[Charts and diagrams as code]
┄┄┄┄┄┄┄┄┄┄┄┄┄┄┄┄┄┄┄┄
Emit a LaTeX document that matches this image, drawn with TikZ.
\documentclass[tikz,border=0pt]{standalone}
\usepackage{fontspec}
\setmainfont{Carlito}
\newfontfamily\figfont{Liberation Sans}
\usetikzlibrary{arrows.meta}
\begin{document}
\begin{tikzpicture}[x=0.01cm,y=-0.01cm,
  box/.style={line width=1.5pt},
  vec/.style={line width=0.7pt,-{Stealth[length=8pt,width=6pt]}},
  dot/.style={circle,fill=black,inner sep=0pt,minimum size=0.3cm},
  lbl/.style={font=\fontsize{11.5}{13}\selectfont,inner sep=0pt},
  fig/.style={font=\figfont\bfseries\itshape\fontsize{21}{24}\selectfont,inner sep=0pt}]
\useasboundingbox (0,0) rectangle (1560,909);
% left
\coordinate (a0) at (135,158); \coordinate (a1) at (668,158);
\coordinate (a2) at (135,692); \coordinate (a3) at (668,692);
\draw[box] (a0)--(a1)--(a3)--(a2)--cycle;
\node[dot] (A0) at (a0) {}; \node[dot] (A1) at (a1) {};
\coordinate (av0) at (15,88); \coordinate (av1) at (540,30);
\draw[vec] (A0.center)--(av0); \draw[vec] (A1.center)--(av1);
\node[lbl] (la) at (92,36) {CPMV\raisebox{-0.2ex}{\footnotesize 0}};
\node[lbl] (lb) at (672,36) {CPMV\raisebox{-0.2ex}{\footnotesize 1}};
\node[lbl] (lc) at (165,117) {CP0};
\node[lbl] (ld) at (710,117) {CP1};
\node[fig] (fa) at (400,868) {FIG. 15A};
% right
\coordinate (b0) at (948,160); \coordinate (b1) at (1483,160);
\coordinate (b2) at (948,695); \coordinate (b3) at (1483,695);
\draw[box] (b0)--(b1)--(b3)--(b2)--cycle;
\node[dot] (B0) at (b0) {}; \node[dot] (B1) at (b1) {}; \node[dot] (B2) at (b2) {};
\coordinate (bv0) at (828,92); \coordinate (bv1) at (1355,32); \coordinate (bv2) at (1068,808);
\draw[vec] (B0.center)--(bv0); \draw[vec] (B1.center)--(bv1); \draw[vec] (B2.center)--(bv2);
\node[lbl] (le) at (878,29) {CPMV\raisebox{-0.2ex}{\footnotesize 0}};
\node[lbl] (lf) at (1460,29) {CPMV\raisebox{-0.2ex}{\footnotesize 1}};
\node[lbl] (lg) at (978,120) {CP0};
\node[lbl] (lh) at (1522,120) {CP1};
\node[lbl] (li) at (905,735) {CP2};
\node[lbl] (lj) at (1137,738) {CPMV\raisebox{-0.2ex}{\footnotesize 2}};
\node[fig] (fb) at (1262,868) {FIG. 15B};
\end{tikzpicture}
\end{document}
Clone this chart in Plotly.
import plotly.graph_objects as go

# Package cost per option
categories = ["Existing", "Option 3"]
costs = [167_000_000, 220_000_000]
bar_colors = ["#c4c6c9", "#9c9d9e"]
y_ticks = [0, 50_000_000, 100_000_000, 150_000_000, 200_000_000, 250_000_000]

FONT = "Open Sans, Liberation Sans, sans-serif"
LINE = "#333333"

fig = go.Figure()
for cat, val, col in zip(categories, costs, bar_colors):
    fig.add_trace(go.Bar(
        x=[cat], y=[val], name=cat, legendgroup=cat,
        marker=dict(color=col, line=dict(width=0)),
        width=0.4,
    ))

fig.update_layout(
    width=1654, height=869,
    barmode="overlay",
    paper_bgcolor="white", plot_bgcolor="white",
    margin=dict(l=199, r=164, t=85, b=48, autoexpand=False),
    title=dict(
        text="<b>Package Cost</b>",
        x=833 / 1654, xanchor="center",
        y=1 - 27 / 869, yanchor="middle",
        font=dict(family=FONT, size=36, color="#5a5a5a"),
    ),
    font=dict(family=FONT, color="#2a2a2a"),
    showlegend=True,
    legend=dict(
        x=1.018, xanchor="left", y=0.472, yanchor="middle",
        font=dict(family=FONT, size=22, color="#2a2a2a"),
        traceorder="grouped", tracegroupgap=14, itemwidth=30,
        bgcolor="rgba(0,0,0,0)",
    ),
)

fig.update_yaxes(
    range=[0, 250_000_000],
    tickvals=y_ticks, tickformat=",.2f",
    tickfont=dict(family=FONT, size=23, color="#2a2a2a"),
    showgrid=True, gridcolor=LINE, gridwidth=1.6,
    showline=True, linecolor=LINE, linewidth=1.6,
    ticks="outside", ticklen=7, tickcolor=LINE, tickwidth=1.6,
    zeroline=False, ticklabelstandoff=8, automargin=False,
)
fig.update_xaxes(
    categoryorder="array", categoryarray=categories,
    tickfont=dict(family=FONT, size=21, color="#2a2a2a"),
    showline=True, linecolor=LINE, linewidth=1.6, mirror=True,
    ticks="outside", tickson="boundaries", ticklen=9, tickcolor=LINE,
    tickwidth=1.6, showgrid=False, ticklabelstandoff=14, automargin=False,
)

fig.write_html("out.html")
┄┄┄┄┄┄┄┄┄┄┄┄┄┄┄┄┄┄┄┄
WORK TO BE COMPLETED: Write out the entries in full, exactly as given.

RESULT OF THIS TASK:
Emit a LaTeX document that matches this image, drawn with TikZ.
\documentclass[tikz,border=0pt]{standalone}
\usepackage{fontspec}
\setmainfont{Carlito}
\newfontfamily\figfont{Liberation Sans}
\usetikzlibrary{arrows.meta}
\begin{document}
\begin{tikzpicture}[x=0.01cm,y=-0.01cm,
  box/.style={line width=1.5pt},
  vec/.style={line width=0.7pt,-{Stealth[length=8pt,width=6pt]}},
  dot/.style={circle,fill=black,inner sep=0pt,minimum size=0.3cm},
  lbl/.style={font=\fontsize{11.5}{13}\selectfont,inner sep=0pt},
  fig/.style={font=\figfont\bfseries\itshape\fontsize{21}{24}\selectfont,inner sep=0pt}]
\useasboundingbox (0,0) rectangle (1560,909);
% left
\coordinate (a0) at (135,158); \coordinate (a1) at (668,158);
\coordinate (a2) at (135,692); \coordinate (a3) at (668,692);
\draw[box] (a0)--(a1)--(a3)--(a2)--cycle;
\node[dot] (A0) at (a0) {}; \node[dot] (A1) at (a1) {};
\coordinate (av0) at (15,88); \coordinate (av1) at (540,30);
\draw[vec] (A0.center)--(av0); \draw[vec] (A1.center)--(av1);
\node[lbl] (la) at (92,36) {CPMV\raisebox{-0.2ex}{\footnotesize 0}};
\node[lbl] (lb) at (672,36) {CPMV\raisebox{-0.2ex}{\footnotesize 1}};
\node[lbl] (lc) at (165,117) {CP0};
\node[lbl] (ld) at (710,117) {CP1};
\node[fig] (fa) at (400,868) {FIG. 15A};
% right
\coordinate (b0) at (948,160); \coordinate (b1) at (1483,160);
\coordinate (b2) at (948,695); \coordinate (b3) at (1483,695);
\draw[box] (b0)--(b1)--(b3)--(b2)--cycle;
\node[dot] (B0) at (b0) {}; \node[dot] (B1) at (b1) {}; \node[dot] (B2) at (b2) {};
\coordinate (bv0) at (828,92); \coordinate (bv1) at (1355,32); \coordinate (bv2) at (1068,808);
\draw[vec] (B0.center)--(bv0); \draw[vec] (B1.center)--(bv1); \draw[vec] (B2.center)--(bv2);
\node[lbl] (le) at (878,29) {CPMV\raisebox{-0.2ex}{\footnotesize 0}};
\node[lbl] (lf) at (1460,29) {CPMV\raisebox{-0.2ex}{\footnotesize 1}};
\node[lbl] (lg) at (978,120) {CP0};
\node[lbl] (lh) at (1522,120) {CP1};
\node[lbl] (li) at (905,735) {CP2};
\node[lbl] (lj) at (1137,738) {CPMV\raisebox{-0.2ex}{\footnotesize 2}};
\node[fig] (fb) at (1262,868) {FIG. 15B};
\end{tikzpicture}
\end{document}
Clone this chart in Plotly.
import plotly.graph_objects as go

# Package cost per option
categories = ["Existing", "Option 3"]
costs = [167_000_000, 220_000_000]
bar_colors = ["#c4c6c9", "#9c9d9e"]
y_ticks = [0, 50_000_000, 100_000_000, 150_000_000, 200_000_000, 250_000_000]

FONT = "Open Sans, Liberation Sans, sans-serif"
LINE = "#333333"

fig = go.Figure()
for cat, val, col in zip(categories, costs, bar_colors):
    fig.add_trace(go.Bar(
        x=[cat], y=[val], name=cat, legendgroup=cat,
        marker=dict(color=col, line=dict(width=0)),
        width=0.4,
    ))

fig.update_layout(
    width=1654, height=869,
    barmode="overlay",
    paper_bgcolor="white", plot_bgcolor="white",
    margin=dict(l=199, r=164, t=85, b=48, autoexpand=False),
    title=dict(
        text="<b>Package Cost</b>",
        x=833 / 1654, xanchor="center",
        y=1 - 27 / 869, yanchor="middle",
        font=dict(family=FONT, size=36, color="#5a5a5a"),
    ),
    font=dict(family=FONT, color="#2a2a2a"),
    showlegend=True,
    legend=dict(
        x=1.018, xanchor="left", y=0.472, yanchor="middle",
        font=dict(family=FONT, size=22, color="#2a2a2a"),
        traceorder="grouped", tracegroupgap=14, itemwidth=30,
        bgcolor="rgba(0,0,0,0)",
    ),
)

fig.update_yaxes(
    range=[0, 250_000_000],
    tickvals=y_ticks, tickformat=",.2f",
    tickfont=dict(family=FONT, size=23, color="#2a2a2a"),
    showgrid=True, gridcolor=LINE, gridwidth=1.6,
    showline=True, linecolor=LINE, linewidth=1.6,
    ticks="outside", ticklen=7, tickcolor=LINE, tickwidth=1.6,
    zeroline=False, ticklabelstandoff=8, automargin=False,
)
fig.update_xaxes(
    categoryorder="array", categoryarray=categories,
    tickfont=dict(family=FONT, size=21, color="#2a2a2a"),
    showline=True, linecolor=LINE, linewidth=1.6, mirror=True,
    ticks="outside", tickson="boundaries", ticklen=9, tickcolor=LINE,
    tickwidth=1.6, showgrid=False, ticklabelstandoff=14, automargin=False,
)

fig.write_html("out.html")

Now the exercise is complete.